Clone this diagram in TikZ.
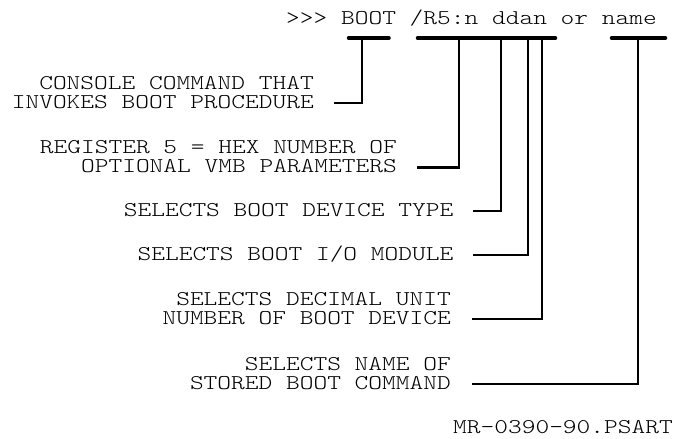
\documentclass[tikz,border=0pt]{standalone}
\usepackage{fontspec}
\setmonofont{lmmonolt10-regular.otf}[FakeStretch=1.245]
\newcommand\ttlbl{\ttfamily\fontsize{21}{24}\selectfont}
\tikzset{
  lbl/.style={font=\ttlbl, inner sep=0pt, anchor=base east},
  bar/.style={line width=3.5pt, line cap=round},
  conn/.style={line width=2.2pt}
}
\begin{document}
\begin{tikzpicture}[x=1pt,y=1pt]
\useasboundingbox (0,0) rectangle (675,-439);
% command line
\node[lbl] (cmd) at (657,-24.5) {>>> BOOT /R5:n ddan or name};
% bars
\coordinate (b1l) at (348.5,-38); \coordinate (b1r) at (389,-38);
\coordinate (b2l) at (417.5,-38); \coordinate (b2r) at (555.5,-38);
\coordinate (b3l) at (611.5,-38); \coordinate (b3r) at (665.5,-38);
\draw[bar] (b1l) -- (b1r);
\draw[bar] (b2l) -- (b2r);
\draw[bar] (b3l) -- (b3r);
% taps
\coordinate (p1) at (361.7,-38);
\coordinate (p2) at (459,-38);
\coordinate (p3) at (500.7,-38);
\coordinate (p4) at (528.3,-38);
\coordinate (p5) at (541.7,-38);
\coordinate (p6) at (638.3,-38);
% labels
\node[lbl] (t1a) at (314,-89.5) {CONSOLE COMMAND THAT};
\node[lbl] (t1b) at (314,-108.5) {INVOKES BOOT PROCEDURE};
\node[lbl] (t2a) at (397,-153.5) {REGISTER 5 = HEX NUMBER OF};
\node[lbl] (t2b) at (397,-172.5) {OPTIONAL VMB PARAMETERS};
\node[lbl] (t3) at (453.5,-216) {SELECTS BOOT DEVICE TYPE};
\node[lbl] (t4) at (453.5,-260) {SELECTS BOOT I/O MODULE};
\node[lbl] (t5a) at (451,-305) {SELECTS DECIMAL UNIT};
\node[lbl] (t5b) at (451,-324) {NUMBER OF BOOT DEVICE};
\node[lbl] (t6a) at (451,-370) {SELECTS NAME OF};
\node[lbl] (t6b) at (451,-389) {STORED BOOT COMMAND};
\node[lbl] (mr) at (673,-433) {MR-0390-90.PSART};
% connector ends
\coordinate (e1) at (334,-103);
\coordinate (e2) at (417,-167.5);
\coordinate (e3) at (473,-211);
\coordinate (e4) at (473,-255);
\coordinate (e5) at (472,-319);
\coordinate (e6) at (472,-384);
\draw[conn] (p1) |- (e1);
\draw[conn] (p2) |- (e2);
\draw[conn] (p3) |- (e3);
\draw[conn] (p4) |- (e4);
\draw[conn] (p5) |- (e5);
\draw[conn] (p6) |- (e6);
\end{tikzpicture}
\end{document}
* * * * * * * * *
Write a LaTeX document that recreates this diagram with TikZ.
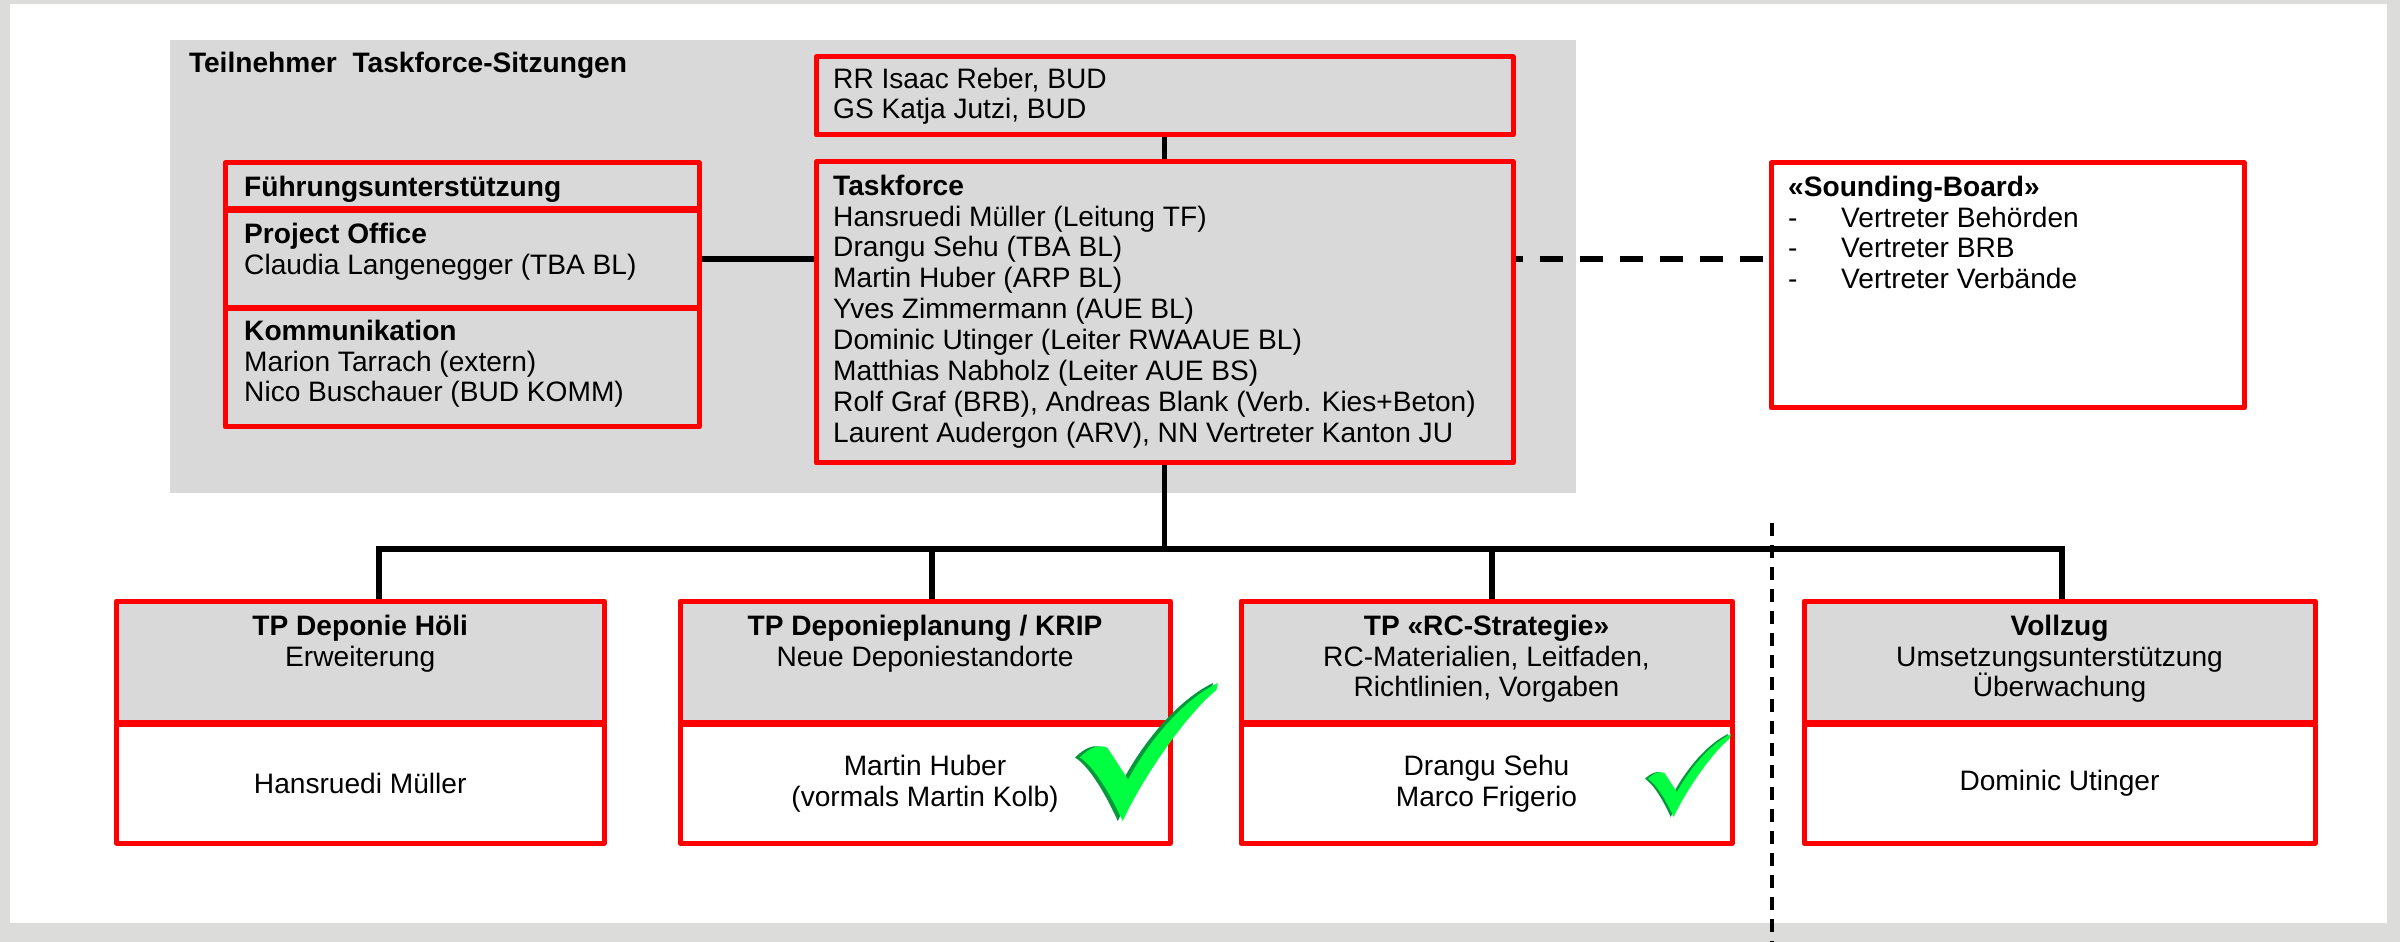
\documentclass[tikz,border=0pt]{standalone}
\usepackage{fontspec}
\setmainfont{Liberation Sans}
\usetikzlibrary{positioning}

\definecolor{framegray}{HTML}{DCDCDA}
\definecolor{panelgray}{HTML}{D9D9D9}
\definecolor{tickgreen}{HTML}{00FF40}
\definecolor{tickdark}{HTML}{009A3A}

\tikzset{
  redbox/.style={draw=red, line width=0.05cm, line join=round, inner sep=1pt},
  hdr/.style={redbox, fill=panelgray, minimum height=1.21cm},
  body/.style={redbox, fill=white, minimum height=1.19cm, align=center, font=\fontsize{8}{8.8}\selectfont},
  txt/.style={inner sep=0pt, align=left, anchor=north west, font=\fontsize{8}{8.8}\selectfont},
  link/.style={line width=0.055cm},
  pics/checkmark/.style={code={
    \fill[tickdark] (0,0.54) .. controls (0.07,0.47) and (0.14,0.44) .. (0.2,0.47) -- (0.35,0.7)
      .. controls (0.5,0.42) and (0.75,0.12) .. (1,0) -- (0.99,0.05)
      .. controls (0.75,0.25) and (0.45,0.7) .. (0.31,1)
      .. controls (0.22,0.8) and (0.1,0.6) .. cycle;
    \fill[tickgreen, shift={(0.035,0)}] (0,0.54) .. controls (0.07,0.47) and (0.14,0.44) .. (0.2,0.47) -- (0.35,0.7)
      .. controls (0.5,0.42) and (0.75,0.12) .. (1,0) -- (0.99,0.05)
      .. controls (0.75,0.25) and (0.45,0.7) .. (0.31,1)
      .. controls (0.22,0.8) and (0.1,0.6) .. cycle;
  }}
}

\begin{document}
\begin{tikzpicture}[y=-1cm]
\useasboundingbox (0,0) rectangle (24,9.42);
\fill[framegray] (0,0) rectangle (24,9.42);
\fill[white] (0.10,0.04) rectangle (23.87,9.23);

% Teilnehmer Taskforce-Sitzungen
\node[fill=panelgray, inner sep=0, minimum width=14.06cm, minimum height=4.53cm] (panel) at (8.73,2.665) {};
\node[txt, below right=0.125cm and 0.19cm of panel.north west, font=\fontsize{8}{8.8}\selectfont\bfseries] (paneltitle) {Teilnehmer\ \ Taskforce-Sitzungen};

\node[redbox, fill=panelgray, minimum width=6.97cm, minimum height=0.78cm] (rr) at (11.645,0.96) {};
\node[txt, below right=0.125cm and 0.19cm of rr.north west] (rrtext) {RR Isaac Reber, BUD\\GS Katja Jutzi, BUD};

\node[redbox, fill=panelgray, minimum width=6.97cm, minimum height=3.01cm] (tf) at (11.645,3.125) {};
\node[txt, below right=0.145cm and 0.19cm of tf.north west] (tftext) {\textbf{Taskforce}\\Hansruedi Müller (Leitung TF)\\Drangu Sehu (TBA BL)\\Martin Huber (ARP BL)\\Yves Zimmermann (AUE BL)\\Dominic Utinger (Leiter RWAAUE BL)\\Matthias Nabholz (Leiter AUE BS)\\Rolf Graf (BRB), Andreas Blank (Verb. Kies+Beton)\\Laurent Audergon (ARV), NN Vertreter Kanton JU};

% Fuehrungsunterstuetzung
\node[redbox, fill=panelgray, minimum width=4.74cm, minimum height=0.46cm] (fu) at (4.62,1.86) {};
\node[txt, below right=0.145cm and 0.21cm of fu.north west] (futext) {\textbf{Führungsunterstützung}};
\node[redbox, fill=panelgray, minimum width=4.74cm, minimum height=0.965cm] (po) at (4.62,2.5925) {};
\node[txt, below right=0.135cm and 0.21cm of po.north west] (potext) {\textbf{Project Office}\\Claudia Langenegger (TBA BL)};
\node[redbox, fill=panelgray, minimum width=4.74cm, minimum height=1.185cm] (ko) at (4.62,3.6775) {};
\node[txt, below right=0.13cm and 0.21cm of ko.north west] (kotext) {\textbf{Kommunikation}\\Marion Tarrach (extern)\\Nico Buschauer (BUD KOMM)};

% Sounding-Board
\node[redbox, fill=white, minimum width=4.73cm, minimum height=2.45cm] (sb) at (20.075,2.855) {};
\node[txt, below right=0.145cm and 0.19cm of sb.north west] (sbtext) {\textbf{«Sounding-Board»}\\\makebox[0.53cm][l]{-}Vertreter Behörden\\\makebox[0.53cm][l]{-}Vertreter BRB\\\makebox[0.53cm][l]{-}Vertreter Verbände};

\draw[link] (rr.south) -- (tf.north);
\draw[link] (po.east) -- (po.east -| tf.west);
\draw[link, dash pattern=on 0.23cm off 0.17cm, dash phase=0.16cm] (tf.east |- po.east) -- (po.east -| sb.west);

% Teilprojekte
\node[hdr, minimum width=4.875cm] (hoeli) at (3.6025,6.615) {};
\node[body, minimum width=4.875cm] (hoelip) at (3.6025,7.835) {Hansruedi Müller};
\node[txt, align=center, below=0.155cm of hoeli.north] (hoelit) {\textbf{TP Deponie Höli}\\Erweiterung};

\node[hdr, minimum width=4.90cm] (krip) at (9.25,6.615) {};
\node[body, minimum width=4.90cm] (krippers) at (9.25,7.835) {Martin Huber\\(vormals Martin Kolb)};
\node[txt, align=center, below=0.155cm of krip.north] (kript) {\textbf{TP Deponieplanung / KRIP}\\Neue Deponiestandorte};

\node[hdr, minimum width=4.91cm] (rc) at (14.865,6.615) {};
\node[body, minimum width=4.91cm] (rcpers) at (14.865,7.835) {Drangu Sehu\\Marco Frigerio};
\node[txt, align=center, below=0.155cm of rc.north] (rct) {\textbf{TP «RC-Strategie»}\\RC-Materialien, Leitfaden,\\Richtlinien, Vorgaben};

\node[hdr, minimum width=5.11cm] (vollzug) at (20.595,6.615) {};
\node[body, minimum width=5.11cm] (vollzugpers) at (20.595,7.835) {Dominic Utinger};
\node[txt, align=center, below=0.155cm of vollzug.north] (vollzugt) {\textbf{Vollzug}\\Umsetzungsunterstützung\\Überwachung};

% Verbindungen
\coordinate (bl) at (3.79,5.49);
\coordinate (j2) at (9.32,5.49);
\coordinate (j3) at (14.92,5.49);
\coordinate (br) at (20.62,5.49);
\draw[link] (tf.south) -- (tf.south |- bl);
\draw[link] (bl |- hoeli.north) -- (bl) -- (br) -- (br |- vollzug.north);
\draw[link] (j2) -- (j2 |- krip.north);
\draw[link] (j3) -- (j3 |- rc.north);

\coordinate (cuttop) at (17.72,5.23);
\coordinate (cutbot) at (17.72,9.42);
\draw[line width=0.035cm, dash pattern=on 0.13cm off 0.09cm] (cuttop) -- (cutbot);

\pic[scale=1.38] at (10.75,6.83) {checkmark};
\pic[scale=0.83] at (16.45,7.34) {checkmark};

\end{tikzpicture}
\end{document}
* * * * * * * * *
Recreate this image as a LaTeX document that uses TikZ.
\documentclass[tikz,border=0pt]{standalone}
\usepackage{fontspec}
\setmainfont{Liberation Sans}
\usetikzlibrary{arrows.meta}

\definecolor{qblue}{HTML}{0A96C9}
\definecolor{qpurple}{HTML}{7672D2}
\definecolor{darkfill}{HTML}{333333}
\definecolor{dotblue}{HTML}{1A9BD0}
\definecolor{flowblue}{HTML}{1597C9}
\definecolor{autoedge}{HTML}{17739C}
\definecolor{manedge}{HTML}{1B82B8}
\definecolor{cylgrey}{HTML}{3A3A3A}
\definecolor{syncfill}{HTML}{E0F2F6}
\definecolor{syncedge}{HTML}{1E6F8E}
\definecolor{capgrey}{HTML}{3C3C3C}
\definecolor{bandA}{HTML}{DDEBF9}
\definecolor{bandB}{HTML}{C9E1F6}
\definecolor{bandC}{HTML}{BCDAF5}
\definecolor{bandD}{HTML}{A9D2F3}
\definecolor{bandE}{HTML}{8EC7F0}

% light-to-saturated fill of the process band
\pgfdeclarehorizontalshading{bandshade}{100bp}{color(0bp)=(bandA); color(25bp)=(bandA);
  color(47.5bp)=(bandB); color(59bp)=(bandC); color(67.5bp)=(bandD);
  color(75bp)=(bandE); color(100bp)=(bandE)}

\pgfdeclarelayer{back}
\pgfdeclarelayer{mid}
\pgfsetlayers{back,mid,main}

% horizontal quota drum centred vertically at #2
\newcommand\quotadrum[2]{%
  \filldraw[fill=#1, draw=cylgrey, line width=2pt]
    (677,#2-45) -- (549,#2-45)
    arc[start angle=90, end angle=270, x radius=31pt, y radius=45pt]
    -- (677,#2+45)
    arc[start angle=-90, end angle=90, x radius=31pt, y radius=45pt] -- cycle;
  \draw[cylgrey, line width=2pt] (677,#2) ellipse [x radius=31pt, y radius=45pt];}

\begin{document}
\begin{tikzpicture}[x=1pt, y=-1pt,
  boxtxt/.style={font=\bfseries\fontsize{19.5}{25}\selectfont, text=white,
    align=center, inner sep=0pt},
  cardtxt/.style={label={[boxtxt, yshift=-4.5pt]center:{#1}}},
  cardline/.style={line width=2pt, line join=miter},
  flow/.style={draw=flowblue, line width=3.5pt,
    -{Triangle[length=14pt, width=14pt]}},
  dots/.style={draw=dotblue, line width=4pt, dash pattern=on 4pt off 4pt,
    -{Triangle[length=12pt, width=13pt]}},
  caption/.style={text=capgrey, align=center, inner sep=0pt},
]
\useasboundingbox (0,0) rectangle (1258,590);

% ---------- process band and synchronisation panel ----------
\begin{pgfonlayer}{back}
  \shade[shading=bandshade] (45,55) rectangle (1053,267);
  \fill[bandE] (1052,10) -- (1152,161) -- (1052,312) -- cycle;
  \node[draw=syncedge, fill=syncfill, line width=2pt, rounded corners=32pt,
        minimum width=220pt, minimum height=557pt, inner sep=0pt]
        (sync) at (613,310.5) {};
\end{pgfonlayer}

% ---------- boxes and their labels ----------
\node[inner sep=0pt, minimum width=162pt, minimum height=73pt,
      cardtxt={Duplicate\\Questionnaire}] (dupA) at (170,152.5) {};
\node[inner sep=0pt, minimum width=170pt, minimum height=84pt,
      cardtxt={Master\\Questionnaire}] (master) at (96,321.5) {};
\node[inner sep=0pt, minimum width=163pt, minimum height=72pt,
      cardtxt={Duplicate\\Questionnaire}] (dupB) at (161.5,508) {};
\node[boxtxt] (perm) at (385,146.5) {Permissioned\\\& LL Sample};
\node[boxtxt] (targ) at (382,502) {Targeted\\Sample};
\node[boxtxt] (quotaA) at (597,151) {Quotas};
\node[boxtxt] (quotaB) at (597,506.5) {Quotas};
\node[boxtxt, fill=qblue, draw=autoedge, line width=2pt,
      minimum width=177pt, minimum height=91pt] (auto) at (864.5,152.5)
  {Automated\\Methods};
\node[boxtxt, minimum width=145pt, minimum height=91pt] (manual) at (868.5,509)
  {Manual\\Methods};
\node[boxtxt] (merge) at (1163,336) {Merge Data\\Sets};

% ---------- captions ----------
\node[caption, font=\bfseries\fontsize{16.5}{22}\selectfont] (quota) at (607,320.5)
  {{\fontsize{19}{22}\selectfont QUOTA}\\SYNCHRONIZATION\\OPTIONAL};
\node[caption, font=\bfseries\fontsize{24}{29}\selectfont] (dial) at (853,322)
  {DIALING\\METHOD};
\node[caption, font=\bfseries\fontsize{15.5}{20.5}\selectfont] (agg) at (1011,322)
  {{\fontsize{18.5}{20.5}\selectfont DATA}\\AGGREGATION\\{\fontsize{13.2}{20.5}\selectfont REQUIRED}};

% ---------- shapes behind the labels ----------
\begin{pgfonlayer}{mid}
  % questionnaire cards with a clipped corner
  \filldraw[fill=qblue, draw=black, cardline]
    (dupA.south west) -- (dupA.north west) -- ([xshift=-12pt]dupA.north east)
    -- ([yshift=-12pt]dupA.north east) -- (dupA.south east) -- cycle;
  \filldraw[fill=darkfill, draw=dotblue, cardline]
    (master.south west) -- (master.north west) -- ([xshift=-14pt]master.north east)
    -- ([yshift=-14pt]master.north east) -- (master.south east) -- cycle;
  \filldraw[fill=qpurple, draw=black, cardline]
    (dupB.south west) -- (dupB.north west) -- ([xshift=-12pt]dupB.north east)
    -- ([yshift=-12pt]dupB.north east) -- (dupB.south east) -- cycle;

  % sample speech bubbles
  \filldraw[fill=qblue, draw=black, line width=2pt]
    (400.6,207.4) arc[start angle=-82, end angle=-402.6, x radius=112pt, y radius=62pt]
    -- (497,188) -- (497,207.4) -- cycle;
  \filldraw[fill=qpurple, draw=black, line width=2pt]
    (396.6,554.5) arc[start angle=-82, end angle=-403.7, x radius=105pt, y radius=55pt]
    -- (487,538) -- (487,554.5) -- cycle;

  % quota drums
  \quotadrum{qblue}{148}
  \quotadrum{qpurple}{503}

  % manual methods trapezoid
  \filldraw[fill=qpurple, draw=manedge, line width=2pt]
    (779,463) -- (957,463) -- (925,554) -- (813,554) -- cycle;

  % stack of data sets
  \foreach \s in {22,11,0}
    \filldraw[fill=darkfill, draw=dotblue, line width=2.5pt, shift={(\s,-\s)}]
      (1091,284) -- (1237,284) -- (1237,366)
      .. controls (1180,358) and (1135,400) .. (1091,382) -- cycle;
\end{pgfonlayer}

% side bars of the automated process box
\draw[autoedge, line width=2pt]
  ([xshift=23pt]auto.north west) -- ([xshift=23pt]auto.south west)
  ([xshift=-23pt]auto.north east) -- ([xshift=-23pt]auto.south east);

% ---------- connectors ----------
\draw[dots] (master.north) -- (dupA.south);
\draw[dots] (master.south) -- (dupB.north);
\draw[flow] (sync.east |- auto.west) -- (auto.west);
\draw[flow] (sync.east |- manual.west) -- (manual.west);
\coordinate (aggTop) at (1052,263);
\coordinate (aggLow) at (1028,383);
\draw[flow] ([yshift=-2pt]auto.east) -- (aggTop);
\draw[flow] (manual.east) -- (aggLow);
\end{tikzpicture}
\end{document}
* * * * * * * * *
Gather from the records above every line containing the string "with".

[Task response]
Write a LaTeX document that recreates this diagram with TikZ.
  % questionnaire cards with a clipped corner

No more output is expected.